Chinese officials in the State Forestry Administration told visiting Indian counterparts in talks that they were open to exchanging actionable intelligence on wildlife crimes, also acknowledging that poaching and illegal trafficking were “the biggest threat” to wildlife conservation in the region.
The two countries have agreed to set up nodal officers to facilitate the sharing of real-time information, as well as initiate collaborative investigations into “the backward and forward linkages of wildlife crimes” and organised criminal syndicates operating in the region.
The delegation from India, comprising officials from the Ministry of Environment and Forests, the National Tiger Conservation Authority, the Wildlife Control Bureau and the Wildlife Institute of India, also discussed expanding collaboration in research, training and capacity-building during its five-day visit.
Real progress
Indian officials said the talks indicated real progress between the countries on an issue on which they have not always seen eye to eye. China in the past rejected Indian concerns that much of the poaching in the country was derived from the demand for tiger parts in traditional Chinese medicine.

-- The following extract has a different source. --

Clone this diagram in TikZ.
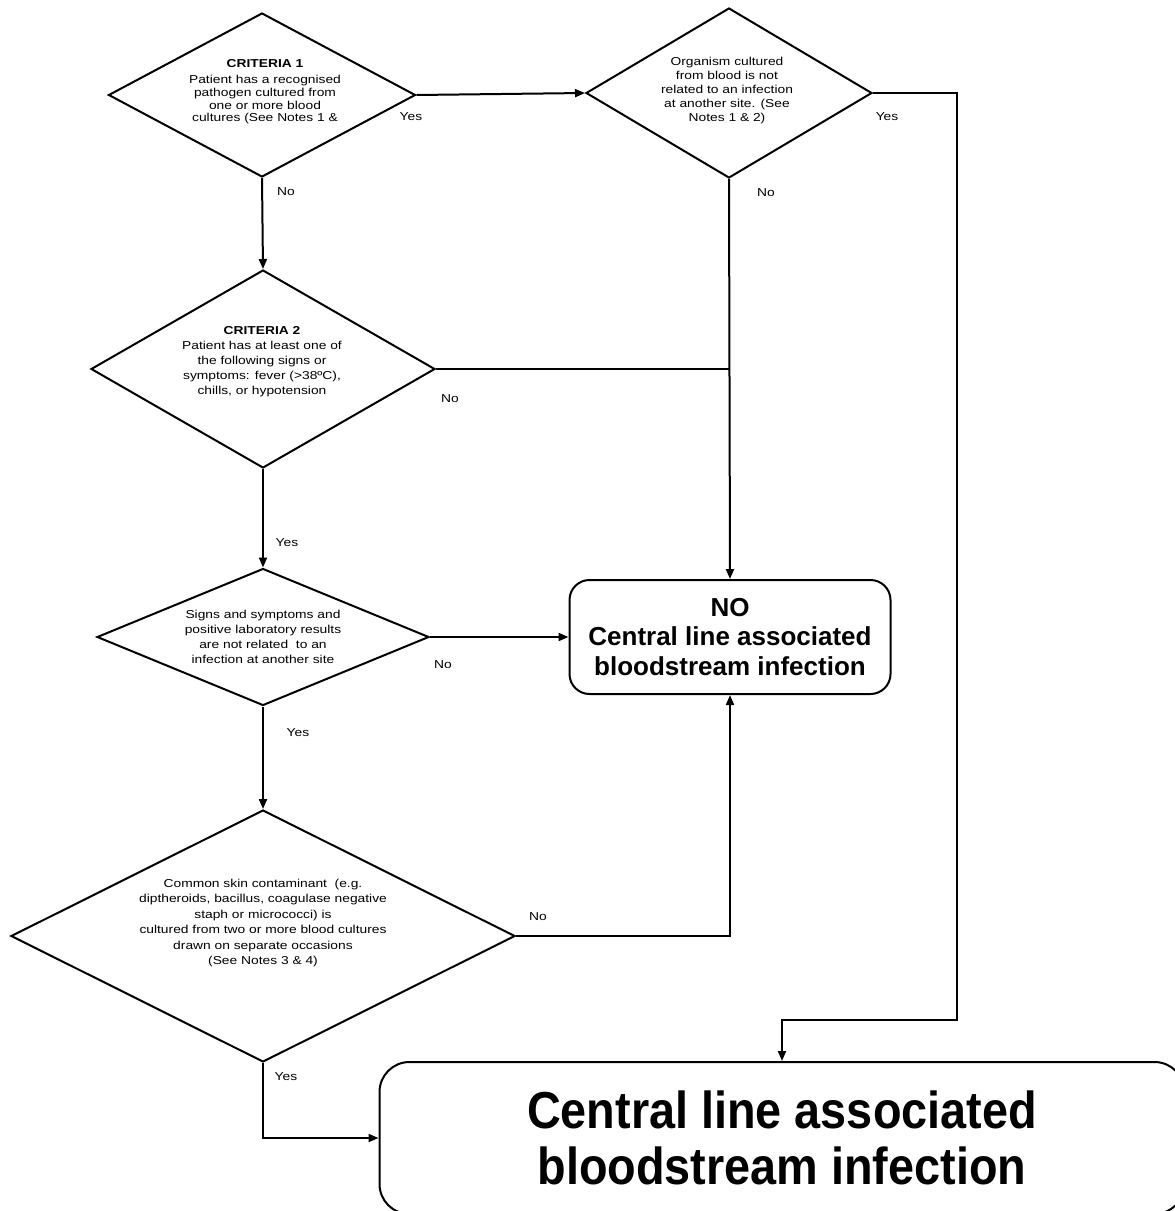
\documentclass[tikz,border=0pt]{standalone}
\usepackage{fontspec}
\setmainfont{Liberation Sans}
\newfontfamily\smallf[FakeStretch=1.2]{Liberation Sans}
\newfontfamily\bigf[FakeStretch=0.9]{Liberation Sans}
\usetikzlibrary{shapes.geometric,arrows.meta}
\tikzset{
  dia/.style={shape=diamond, draw, line width=2pt, inner sep=0pt},
  dtext/.style={align=center, inner sep=0pt, font=\smallf\fontsize{11.5}{15}\selectfont},
  lbl/.style={inner sep=0pt, font=\smallf\fontsize{11.5}{13}\selectfont},
  ln/.style={line width=2pt},
  arr/.style={line width=2pt, -{Triangle[length=10pt,width=8pt]}},
  rbox/.style={draw, line width=2pt, align=center, inner sep=0pt},
}
\begin{document}
\begin{tikzpicture}[x=1pt,y=-1pt]
\clip (0,0) rectangle (1175,1211);
\fill[white] (0,0) rectangle (1175,1211);
% diamonds
\node[dia, minimum width=307pt, minimum height=164pt] (d1) at (262,95) {};
\node[dia, minimum width=286pt, minimum height=170pt] (d2) at (729,93) {};
\node[dia, minimum width=344pt, minimum height=198pt] (d3) at (263,369) {};
\node[dia, minimum width=332pt, minimum height=137pt] (d4) at (263,637) {};
\node[dia, minimum width=504pt, minimum height=252pt] (d5) at (263,936) {};
% diamond texts
\node[dtext, font=\smallf\fontsize{11.5}{12.7}\selectfont] (d1t) at (265,92) {\textbf{CRITERIA 1}\\[3pt]Patient has a recognised\\pathogen cultured from\\one or more blood\\cultures (See Notes 1 \&};
\node[dtext, font=\smallf\fontsize{11.5}{14}\selectfont] (d2t) at (727,91) {Organism cultured\\from blood is not\\related to an infection\\at another site. (See\\Notes 1 \& 2)};
\node[dtext] (d3t) at (262,362) {\textbf{CRITERIA 2}\\Patient has at least one of\\the following signs or\\symptoms: fever (>38ºC),\\chills, or hypotension};
\node[dtext] (d4t) at (263,637) {Signs and symptoms and\\positive laboratory results\\are not related\ \ to an\\infection at another site};
\node[dtext, font=\smallf\fontsize{11.5}{15.4}\selectfont] (d5t) at (263,923) {Common skin contaminant\ \ (e.g.\\diptheroids, bacillus, coagulase negative\\staph or micrococci) is\\cultured from two or more blood cultures\\drawn on separate occasions\\(See Notes 3 \& 4)};
% result boxes
\node[rbox, rounded corners=20pt, minimum width=321pt, minimum height=114pt,
      font=\bfseries\fontsize{26}{29.5}\selectfont] (nobox) at (730,637)
      {NO\\Central line associated\\bloodstream infection};
\node[rbox, rounded corners=30pt, minimum width=805pt, minimum height=152pt,
      font=\bigf\bfseries\fontsize{52}{56}\selectfont] (fin) at (782,1138)
      {Central line associated\\bloodstream infection};
% helper coordinate
\coordinate (c1) at (957,1020);
% connectors
\draw[arr] (d1.east) -- (d2.west);
\draw[arr] (d2.east) -| (c1) -| (fin.north);
\draw[arr] (d2.south) -- (nobox.north);
\draw[arr] (d1.south) -- (d3.north);
\draw[ln] (d3.east) -- (d3.east -| d2.south);
\draw[arr] (d3.south) -- (d4.north);
\draw[arr] (d4.east) -- (nobox.west);
\draw[arr] (d4.south) -- (d5.north);
\draw[arr] (d5.east) -| (nobox.south);
\draw[arr] (d5.south) |- (fin.west);
% labels
\node[lbl] (l1) at (411,117) {Yes};
\node[lbl] (l2) at (286,192) {No};
\node[lbl] (l3) at (887,117) {Yes};
\node[lbl] (l4) at (766,193) {No};
\node[lbl] (l5) at (450,399) {No};
\node[lbl] (l6) at (287,543) {Yes};
\node[lbl] (l7) at (443,665) {No};
\node[lbl] (l8) at (298,733) {Yes};
\node[lbl] (l9) at (538,917) {No};
\node[lbl] (l10) at (286,1077) {Yes};
\end{tikzpicture}
\end{document}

This week, China also expressed strong interest in joining the Global Tiger Forum, an inter-government conservation effort led by India involving seven of the 14 tiger range countries.
Chinese officials also assured their Indian counterparts that they did not have immediate plans to lift the ban on domestic trade in tiger parts. Conservationists say lifting the ban would fuel the demand for poaching.
China has fewer than 20 wild tigers, but more than 5,000 animals bred in captivity on “tiger farms,” whose owners have called for legalising trade as a way of satisfying the demand for tiger parts.